# Analyses¶

## Project-based Haplogroup list¶

> Edit -> Define Haplogroup List

This allows the user to specify a list of Haplogroups for a project. The list will be applied whenever the user is asked for, i.e. some visualization methods, Haplogroup counting and PCA analysis. This list is also stored in the mito project file (.mitoproj) and automatically loaded when opening the project file again.

## Pairwise Fst values¶

> Analysis -> Calculate pairwise Fst

This calculates the pairwise Fst values based on the approach of Hudson et al. and implemented according Brid et al.
*(Bird, CHRISTOPHER E., et al. “Detecting and measuring genetic differentiation.” Phylogeography and population genetics in Crustacea 19.3 (2011): l-55.)*
to achieve results comparable to the calculations done in Arlequin *(Excoffier, L. and H.E. L. Lischer (2010) Arlequin suite ver 3.5: A new series of programs to perform population genetics analyses under Linux and Windows. Molecular Ecology Resources. 10: 564-567.)*.

Advanced settings are provided by the configuration dialogue.

- Distance method:
- Pairwise difference
- Jukes & Cantor
- Kimura 2-parameters

- Gamma a value
- This parameter is used to perform gamma correction on the distance measure. The gamma a has no effect on the distance method ‘pairwise difference’

- Symbol for missing data
- Specify symbol that is used for missing data in your samples.

- allowed level of missing data
- Specify allowed the percentage of missing data per locus/position. Loci with a value higher than the threshold are excluded from all analyses.

- Slatkin’s linearization (Slatkin 1995)
- Linearize the Fst values with Slatkin’s linearization (D = Fst / (1-Fst))

- Reynolds’ distance (Reynolds et al. 1983)
- Linearize the Fst values with Reynolds’ linearization (D = -ln(1-Fst))

- Number of permutations
- The null hypothesis is the assumption that there is no difference between the population. Through permuting haplotypes between pairs of populations, a p-value is calculated to get the significance of the test. The number of permutations can be set by the user, 0 permutations mean that no test will be performed. The p-value is defined as the ratio between the number of permutations that lead to a Fst value higher or equal than the observed one and the total number of calculated p-values.

- Significance level
- Significance level for p-value

- Save result
- The result is displayed in the mitoBench and can be downloaded as text file as well. The file location can be specified here.

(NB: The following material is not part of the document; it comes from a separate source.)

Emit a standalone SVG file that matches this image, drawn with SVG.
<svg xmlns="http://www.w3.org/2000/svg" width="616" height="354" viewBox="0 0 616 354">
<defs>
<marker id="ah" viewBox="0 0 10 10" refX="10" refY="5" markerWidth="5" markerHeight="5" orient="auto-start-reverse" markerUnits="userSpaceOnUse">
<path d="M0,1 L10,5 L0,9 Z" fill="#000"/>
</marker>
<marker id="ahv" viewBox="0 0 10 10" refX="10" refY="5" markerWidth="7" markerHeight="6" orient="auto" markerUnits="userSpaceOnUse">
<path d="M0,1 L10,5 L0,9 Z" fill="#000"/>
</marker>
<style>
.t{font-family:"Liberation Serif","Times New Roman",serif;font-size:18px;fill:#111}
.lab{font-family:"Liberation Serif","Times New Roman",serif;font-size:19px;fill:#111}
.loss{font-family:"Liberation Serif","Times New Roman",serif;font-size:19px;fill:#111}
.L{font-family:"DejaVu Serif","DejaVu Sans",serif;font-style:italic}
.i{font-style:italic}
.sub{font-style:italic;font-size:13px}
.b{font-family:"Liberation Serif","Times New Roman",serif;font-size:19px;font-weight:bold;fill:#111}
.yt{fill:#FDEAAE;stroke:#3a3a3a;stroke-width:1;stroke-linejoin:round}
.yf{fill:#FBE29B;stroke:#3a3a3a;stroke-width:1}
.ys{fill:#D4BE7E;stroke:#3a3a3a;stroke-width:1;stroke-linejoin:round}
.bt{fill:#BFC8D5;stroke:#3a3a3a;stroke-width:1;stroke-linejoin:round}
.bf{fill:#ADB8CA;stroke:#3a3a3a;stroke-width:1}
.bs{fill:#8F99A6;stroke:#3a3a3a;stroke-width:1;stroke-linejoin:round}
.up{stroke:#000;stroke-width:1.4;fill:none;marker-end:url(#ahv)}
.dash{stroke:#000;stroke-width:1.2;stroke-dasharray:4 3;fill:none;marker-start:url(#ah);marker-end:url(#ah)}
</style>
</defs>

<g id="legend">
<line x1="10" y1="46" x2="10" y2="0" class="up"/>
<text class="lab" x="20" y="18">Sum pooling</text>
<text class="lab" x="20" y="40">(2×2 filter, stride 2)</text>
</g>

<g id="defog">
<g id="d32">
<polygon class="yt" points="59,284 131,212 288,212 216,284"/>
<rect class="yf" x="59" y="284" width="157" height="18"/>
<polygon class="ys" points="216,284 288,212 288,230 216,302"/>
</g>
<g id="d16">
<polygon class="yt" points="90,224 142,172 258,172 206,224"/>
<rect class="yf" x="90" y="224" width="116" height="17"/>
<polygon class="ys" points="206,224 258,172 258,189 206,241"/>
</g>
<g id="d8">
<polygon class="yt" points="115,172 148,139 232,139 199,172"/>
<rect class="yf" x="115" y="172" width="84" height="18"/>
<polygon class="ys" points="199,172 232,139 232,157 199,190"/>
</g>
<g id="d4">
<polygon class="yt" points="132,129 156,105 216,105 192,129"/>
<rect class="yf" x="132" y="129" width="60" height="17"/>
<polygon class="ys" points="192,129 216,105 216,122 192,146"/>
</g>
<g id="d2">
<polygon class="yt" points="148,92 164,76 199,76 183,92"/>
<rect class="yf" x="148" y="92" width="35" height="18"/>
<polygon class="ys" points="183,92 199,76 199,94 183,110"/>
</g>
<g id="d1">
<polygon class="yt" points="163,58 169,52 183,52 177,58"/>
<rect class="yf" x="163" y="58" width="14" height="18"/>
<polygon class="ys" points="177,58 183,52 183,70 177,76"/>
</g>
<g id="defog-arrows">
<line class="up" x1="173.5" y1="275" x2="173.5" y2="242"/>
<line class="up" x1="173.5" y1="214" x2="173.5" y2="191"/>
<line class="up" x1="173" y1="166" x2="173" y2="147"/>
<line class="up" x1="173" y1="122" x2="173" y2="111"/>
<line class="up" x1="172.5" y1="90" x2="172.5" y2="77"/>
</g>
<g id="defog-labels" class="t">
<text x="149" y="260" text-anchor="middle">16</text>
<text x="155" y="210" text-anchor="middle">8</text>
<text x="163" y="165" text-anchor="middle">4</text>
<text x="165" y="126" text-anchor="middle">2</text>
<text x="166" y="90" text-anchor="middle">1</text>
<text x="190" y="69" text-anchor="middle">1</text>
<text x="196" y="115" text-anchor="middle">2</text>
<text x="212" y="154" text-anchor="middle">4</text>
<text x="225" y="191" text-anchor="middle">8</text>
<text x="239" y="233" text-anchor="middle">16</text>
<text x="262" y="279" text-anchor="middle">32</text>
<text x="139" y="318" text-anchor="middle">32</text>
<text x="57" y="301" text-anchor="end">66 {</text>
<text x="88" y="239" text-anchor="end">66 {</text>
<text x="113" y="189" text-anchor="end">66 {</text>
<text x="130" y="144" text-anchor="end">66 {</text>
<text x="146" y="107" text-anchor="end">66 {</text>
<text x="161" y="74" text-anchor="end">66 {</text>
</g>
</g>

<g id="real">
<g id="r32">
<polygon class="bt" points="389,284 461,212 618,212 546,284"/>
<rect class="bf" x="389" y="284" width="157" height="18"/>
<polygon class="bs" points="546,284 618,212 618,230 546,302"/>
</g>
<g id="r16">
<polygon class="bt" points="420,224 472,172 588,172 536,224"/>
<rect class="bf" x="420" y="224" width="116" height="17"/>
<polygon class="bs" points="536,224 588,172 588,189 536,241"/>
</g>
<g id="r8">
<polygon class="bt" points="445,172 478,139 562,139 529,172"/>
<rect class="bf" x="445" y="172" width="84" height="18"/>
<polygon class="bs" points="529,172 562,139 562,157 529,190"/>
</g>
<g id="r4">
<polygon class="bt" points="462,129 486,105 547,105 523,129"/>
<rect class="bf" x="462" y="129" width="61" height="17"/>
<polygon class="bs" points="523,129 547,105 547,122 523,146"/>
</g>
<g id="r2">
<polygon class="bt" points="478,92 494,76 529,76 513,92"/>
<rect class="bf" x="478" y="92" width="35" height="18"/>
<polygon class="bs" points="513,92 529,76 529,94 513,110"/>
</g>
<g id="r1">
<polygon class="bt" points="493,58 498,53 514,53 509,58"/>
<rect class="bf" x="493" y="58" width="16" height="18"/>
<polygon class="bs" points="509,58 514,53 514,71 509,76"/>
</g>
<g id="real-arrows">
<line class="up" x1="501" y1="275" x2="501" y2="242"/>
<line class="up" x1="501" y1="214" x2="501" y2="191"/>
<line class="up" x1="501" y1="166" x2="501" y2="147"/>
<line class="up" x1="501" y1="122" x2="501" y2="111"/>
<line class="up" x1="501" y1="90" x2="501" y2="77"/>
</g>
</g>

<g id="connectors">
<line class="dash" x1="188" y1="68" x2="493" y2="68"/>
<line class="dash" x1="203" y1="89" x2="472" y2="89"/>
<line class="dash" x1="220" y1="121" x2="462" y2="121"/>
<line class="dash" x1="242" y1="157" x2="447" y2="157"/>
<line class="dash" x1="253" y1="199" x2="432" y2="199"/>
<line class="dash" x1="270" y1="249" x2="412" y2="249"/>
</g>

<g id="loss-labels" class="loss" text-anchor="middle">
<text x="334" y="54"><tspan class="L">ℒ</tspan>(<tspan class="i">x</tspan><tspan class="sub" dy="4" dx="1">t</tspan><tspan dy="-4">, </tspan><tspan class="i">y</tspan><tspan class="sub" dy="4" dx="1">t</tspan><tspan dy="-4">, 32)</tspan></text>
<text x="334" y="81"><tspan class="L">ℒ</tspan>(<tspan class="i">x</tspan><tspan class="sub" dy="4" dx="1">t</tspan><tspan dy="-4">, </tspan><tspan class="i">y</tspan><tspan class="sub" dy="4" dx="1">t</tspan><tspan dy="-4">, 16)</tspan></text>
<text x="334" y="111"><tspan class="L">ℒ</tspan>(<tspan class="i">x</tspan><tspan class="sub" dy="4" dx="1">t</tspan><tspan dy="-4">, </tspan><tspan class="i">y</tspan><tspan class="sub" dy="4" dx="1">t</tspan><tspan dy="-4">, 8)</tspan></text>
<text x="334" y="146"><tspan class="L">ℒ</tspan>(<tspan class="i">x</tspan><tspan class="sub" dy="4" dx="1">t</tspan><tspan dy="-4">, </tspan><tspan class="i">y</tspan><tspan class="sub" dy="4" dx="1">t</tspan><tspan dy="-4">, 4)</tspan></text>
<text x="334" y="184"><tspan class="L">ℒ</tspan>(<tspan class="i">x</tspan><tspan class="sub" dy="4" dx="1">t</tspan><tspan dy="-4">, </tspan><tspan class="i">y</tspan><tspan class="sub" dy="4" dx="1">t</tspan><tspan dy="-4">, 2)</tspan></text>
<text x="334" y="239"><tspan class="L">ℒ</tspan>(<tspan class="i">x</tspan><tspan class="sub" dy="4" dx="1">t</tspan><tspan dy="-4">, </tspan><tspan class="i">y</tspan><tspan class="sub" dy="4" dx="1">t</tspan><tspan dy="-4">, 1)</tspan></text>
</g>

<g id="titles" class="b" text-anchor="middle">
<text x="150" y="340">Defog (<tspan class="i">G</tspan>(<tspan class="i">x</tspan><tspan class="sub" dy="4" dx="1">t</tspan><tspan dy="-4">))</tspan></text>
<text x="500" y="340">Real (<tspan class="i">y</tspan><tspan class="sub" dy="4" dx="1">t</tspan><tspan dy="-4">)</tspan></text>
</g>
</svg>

Finally, the result is displayed a text format and the Fst values are visualized as a heatmap.

## Haplogroups¶

> Analysis -> Calculate haplogroups

The Haplogroups are determined by the current version of HaploGrep2 (version 2.1.18) based on the FastA sequence. The calculated haplogroups are added as new column in the table view and can be downloaded as hsd file as well.

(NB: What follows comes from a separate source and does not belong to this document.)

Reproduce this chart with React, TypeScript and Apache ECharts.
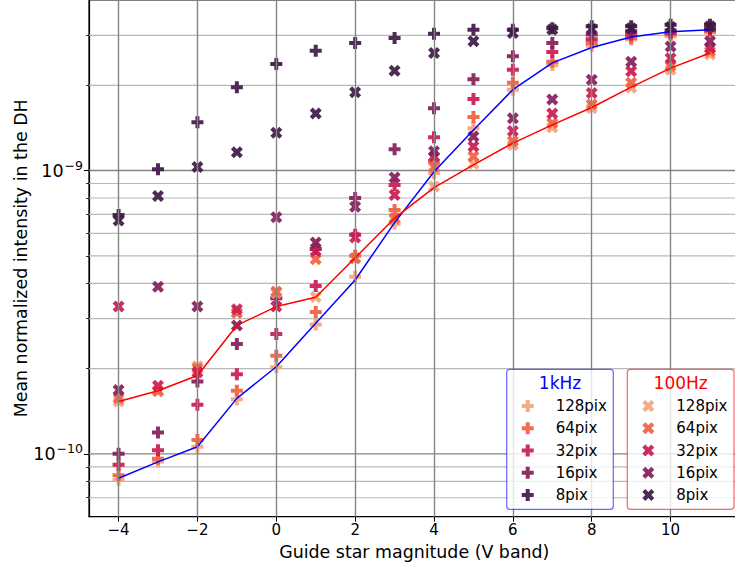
import React, { useEffect, useRef } from 'react';
import * as echarts from 'echarts';

// ---------- data ----------
const magnitudes = [-4, -3, -2, -1, 0, 1, 2, 3, 4, 5, 6, 7, 8, 9, 10, 11];
const pixLabels = ['128pix', '64pix', '32pix', '16pix', '8pix'];
const pixColors = ['#F5A47D', '#EF6142', '#CB1B4F', '#841E5A', '#3D1A45'];

// 1kHz (filled plus markers)
const kHz128 = [8.1e-11, 9.4e-11, 1.06e-10, 1.56e-10, 2.02e-10, 2.86e-10, 4.22e-10, 6.5e-10, 9.8e-10, 1.41e-9, 1.93e-9, 2.36e-9, 2.76e-9, 2.9e-9, 2.98e-9, 3.07e-9];
const kHz64 = [8.4e-11, 9.6e-11, 1.12e-10, 1.67e-10, 2.22e-10, 3.17e-10, 5.0e-10, 7.26e-10, 1.076e-9, 1.545e-9, 2.04e-9, 2.42e-9, 2.82e-9, 2.94e-9, 3.02e-9, 3.1e-9];
const kHz32 = [9.15e-11, 1.03e-10, 1.49e-10, 1.91e-10, 2.65e-10, 3.91e-10, 5.93e-10, 8.9e-10, 1.31e-9, 1.79e-9, 2.27e-9, 2.62e-9, 2.91e-9, 3.02e-9, 3.06e-9, 3.14e-9];
const kHz16 = [1.0e-10, 1.19e-10, 1.8e-10, 2.44e-10, 3.54e-10, 5.29e-10, 8.0e-10, 1.19e-9, 1.66e-9, 2.1e-9, 2.53e-9, 2.82e-9, 3.02e-9, 3.1e-9, 3.12e-9, 3.18e-9];
const kHz8 = [6.97e-10, 1.01e-9, 1.48e-9, 1.97e-9, 2.38e-9, 2.65e-9, 2.82e-9, 2.94e-9, 3.04e-9, 3.14e-9, 3.14e-9, 3.18e-9, 3.23e-9, 3.23e-9, 3.27e-9, 3.27e-9];

// 100Hz (filled x markers)
const hz128 = [1.53e-10, 1.66e-10, 2.04e-10, 3.15e-10, 3.7e-10, 3.58e-10, 4.9e-10, 6.7e-10, 8.78e-10, 1.056e-9, 1.23e-9, 1.42e-9, 1.66e-9, 1.96e-9, 2.27e-9, 2.57e-9];
const hz64 = [1.57e-10, 1.67e-10, 2.0e-10, 3.15e-10, 3.74e-10, 4.86e-10, 4.9e-10, 6.8e-10, 1.03e-9, 1.12e-9, 1.27e-9, 1.47e-9, 1.71e-9, 2.04e-9, 2.34e-9, 2.63e-9];
const hz32 = [3.31e-10, 1.74e-10, 1.94e-10, 3.24e-10, 3.31e-10, 5.2e-10, 5.8e-10, 8.2e-10, 1.12e-9, 1.216e-9, 1.38e-9, 1.59e-9, 1.88e-9, 2.24e-9, 2.49e-9, 2.71e-9];
const hz16 = [1.68e-10, 3.89e-10, 3.31e-10, 2.84e-10, 6.84e-10, 5.57e-10, 7.45e-10, 9.45e-10, 1.17e-9, 1.32e-9, 1.53e-9, 1.78e-9, 2.09e-9, 2.42e-9, 2.74e-9, 2.86e-9];
const hz8 = [6.66e-10, 8.14e-10, 1.03e-9, 1.16e-9, 1.36e-9, 1.59e-9, 1.89e-9, 2.25e-9, 2.6e-9, 2.86e-9, 3.06e-9, 3.15e-9, 3.16e-9, 3.18e-9, 3.21e-9, 3.23e-9];

// mean curves
const kHzCurve = [8.2e-11, 9.37e-11, 1.06e-10, 1.57e-10, 2.03e-10, 2.89e-10, 4.11e-10, 6.55e-10, 9.9e-10, 1.39e-9, 1.93e-9, 2.4e-9, 2.72e-9, 2.96e-9, 3.09e-9, 3.14e-9];
const hzCurve = [1.53e-10, 1.67e-10, 1.89e-10, 2.84e-10, 3.31e-10, 3.57e-10, 4.92e-10, 6.79e-10, 8.71e-10, 1.047e-9, 1.25e-9, 1.45e-9, 1.67e-9, 1.97e-9, 2.3e-9, 2.6e-9];

const xTicks = [-4, -2, 0, 2, 4, 6, 8, 10];
const yMajorTicks = [1e-10, 1e-9];
const yMinorTicks = [7e-11, 8e-11, 9e-11, 2e-10, 3e-10, 4e-10, 5e-10, 6e-10, 7e-10, 8e-10, 9e-10, 2e-9, 3e-9];
const xMin = -4.75;
const xMax = 11.75;
const yMin = 6e-11;
const yMax = 4e-9;

const kHzGroups = [kHz128, kHz64, kHz32, kHz16, kHz8];
const hzGroups = [hz128, hz64, hz32, hz16, hz8];

const PLUS = 'path://M1,0H2V1H3V2H2V3H1V2H0V1H1Z';
const XMARK = 'path://M1,0L2,1L3,0L4,1L3,2L4,3L3,4L2,3L1,4L0,3L1,2L0,1Z';
const FONT = 'DejaVu Sans';

const pairs = (vals: number[]) => magnitudes.map((m, i) => [m, vals[i]]);

export default function App() {
  const ref = useRef<HTMLDivElement>(null);
  useEffect(() => {
    if (!ref.current) return;
    const chart = echarts.init(ref.current, undefined, { renderer: 'svg' });

    const major = { color: '#858585', width: 1.4, type: 'solid' };
    const minor = { color: '#b8b8b8', width: 1.2, type: 'solid' };

    const hLine = (v: number, style: any) => ({
      type: 'line',
      data: [[xMin, v], [xMax, v]],
      symbol: 'none',
      silent: true,
      z: 1,
      lineStyle: style,
      itemStyle: { color: style.color },
      tooltip: { show: false },
    });

    const gridSeries: any[] = [
      ...yMinorTicks.map((v) => hLine(v, minor)),
      ...yMajorTicks.map((v) => hLine(v, major)),
      {
        type: 'line',
        data: [],
        z: 1,
        silent: true,
        markLine: {
          silent: true,
          symbol: ['none', 'none'],
          label: { show: false },
          animation: false,
          data: xTicks.map((v) => ({ xAxis: v, lineStyle: major })),
        },
      },
    ];

    const scatterSeries: any[] = [];
    pixLabels.forEach((p, i) => {
      scatterSeries.push({
        name: '1kHz ' + p,
        type: 'scatter',
        symbol: PLUS,
        symbolSize: 12,
        z: 2,
        itemStyle: { color: pixColors[i], opacity: 0.92 },
        data: pairs(kHzGroups[i]),
      });
    });
    pixLabels.forEach((p, i) => {
      scatterSeries.push({
        name: '100Hz ' + p,
        type: 'scatter',
        symbol: XMARK,
        symbolSize: 12,
        z: 2,
        itemStyle: { color: pixColors[i], opacity: 0.92 },
        data: pairs(hzGroups[i]),
      });
    });

    const lineSeries: any[] = [
      {
        name: '1kHz mean',
        type: 'line',
        data: pairs(kHzCurve),
        symbol: 'none',
        z: 3,
        lineStyle: { color: '#0000ff', width: 1.5 },
        itemStyle: { color: '#0000ff' },
      },
      {
        name: '100Hz mean',
        type: 'line',
        data: pairs(hzCurve),
        symbol: 'none',
        z: 3,
        lineStyle: { color: '#ff0000', width: 1.5 },
        itemStyle: { color: '#ff0000' },
      },
    ];

    const legendText = {
      fontFamily: FONT,
      fontSize: 15,
      color: '#000',
      padding: [0, 0, 0, 17],
    };
    const mkLegend = (prefix: string, icon: string, left: number) => ({
      show: true,
      orient: 'vertical',
      left,
      top: 398.5,
      padding: 0,
      itemWidth: 12,
      itemHeight: 12,
      itemGap: 7.25,
      selectedMode: false,
      z: 10,
      textStyle: legendText,
      formatter: (name: string) => name.split(' ')[1],
      data: pixLabels.map((p) => ({ name: prefix + ' ' + p, icon })),
    });

    chart.setOption({
      animation: false,
      backgroundColor: '#fff',
      textStyle: { fontFamily: FONT },
      grid: {
        left: 89,
        top: 0,
        right: 745 - 739.6,
        bottom: 569 - 516.7,
        containLabel: false,
        outerBoundsMode: 'none',
        show: true,
        borderColor: '#000',
        borderWidth: 1.2,
        backgroundColor: 'transparent',
      },
      xAxis: {
        type: 'value',
        min: xMin,
        max: xMax,
        name: 'Guide star magnitude (V band)',
        nameLocation: 'middle',
        nameGap: 27,
        nameMoveOverlap: false,
        nameTextStyle: { fontFamily: FONT, fontSize: 17.4, color: '#000' },
        axisLine: { show: true, onZero: false, lineStyle: { color: '#000', width: 1.2 } },
        axisTick: { show: true, length: 5, customValues: xTicks, lineStyle: { color: '#000', width: 1 } },
        axisLabel: {
          customValues: xTicks,
          margin: 6,
          fontFamily: FONT,
          fontSize: 15,
          color: '#000',
          formatter: (v: number) => (v < 0 ? '\u2212' + Math.abs(v) : String(v)),
        },
        splitLine: { show: false },
      },
      yAxis: [
        {
          type: 'log',
          logBase: 10,
          min: yMin,
          max: yMax,
          position: 'left',
          name: 'Mean normalized intensity in the DH',
          nameLocation: 'middle',
          nameGap: 60,
          nameMoveOverlap: false,
          nameTextStyle: { fontFamily: FONT, fontSize: 17.4, color: '#000' },
          axisLine: { show: true, onZero: false, lineStyle: { color: '#000', width: 1.2 } },
          axisTick: { show: true, length: 5, customValues: yMajorTicks, lineStyle: { color: '#000', width: 1 } },
          axisLabel: {
            customValues: yMajorTicks,
            margin: 6,
            color: '#000',
            formatter: (v: number) => {
              const e = Math.round(Math.log10(v));
              return '{b|10}{s|\u2212' + Math.abs(e) + '}';
            },
            rich: {
              b: { fontFamily: FONT, fontSize: 17.5, color: '#000' },
              s: { fontFamily: FONT, fontSize: 12.5, color: '#000', padding: [0, 0, 10, 1] },
            },
          },
          splitLine: { show: false },
        },
        {
          type: 'log',
          logBase: 10,
          min: yMin,
          max: yMax,
          position: 'left',
          axisLine: { show: false, onZero: false },
          axisLabel: { show: false },
          axisTick: { show: true, length: 3, customValues: yMinorTicks, lineStyle: { color: '#000', width: 0.8 } },
          splitLine: { show: false },
        },
      ],
      legend: [mkLegend('1kHz', PLUS, 521.7), mkLegend('100Hz', XMARK, 642.3)],
      graphic: [
        {
          type: 'rect',
          z: 8,
          silent: true,
          shape: { x: 506.7, y: 369.3, width: 106.6, height: 140, r: 3 },
          style: { fill: 'rgba(255,255,255,0.8)', stroke: 'rgba(0,0,255,0.6)', lineWidth: 1.2 },
        },
        {
          type: 'rect',
          z: 8,
          silent: true,
          shape: { x: 627.3, y: 369.3, width: 106.7, height: 140, r: 3 },
          style: { fill: 'rgba(255,255,255,0.8)', stroke: 'rgba(255,0,0,0.6)', lineWidth: 1.2 },
        },
        {
          type: 'text',
          z: 9,
          silent: true,
          x: 560,
          y: 383,
          style: { text: '1kHz', fill: '#0000ff', font: '17px "DejaVu Sans"', align: 'center', verticalAlign: 'middle' },
        },
        {
          type: 'text',
          z: 9,
          silent: true,
          x: 680.7,
          y: 383,
          style: { text: '100Hz', fill: '#ff0000', font: '17px "DejaVu Sans"', align: 'center', verticalAlign: 'middle' },
        },
      ],
      series: [...gridSeries, ...scatterSeries, ...lineSeries],
    });

    return () => chart.dispose();
  }, []);

  return (
    <div style={{ position: 'fixed', left: 0, top: 0, width: 735, height: 569, overflow: 'hidden', background: '#fff' }}>
      <div ref={ref} style={{ width: 745, height: 569 }} />
    </div>
  );
}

## PCA (still in testing)¶

> Analysis -> PCA analysis

Warning

This functionality has to be tested in detail. Please let us know, if you get unexpected or obviously incorrect results.

The principal component analysis requires a grouping of the data and the haplogroups. A basic grouping of the data has to be done previously. The Haplogroups can be set in the configuration pane. The coloring can either be set like the groups (each group gets one color)

or several groups can be assigned to one color. In the text field, the user can specify a name. The color is chosen by the tool.

The result will be shown as a 2-dimensional plot in the visualization pane, and the counts used for the calculation in the statistics pane. Hovering over the data point opens gives information about the represented group.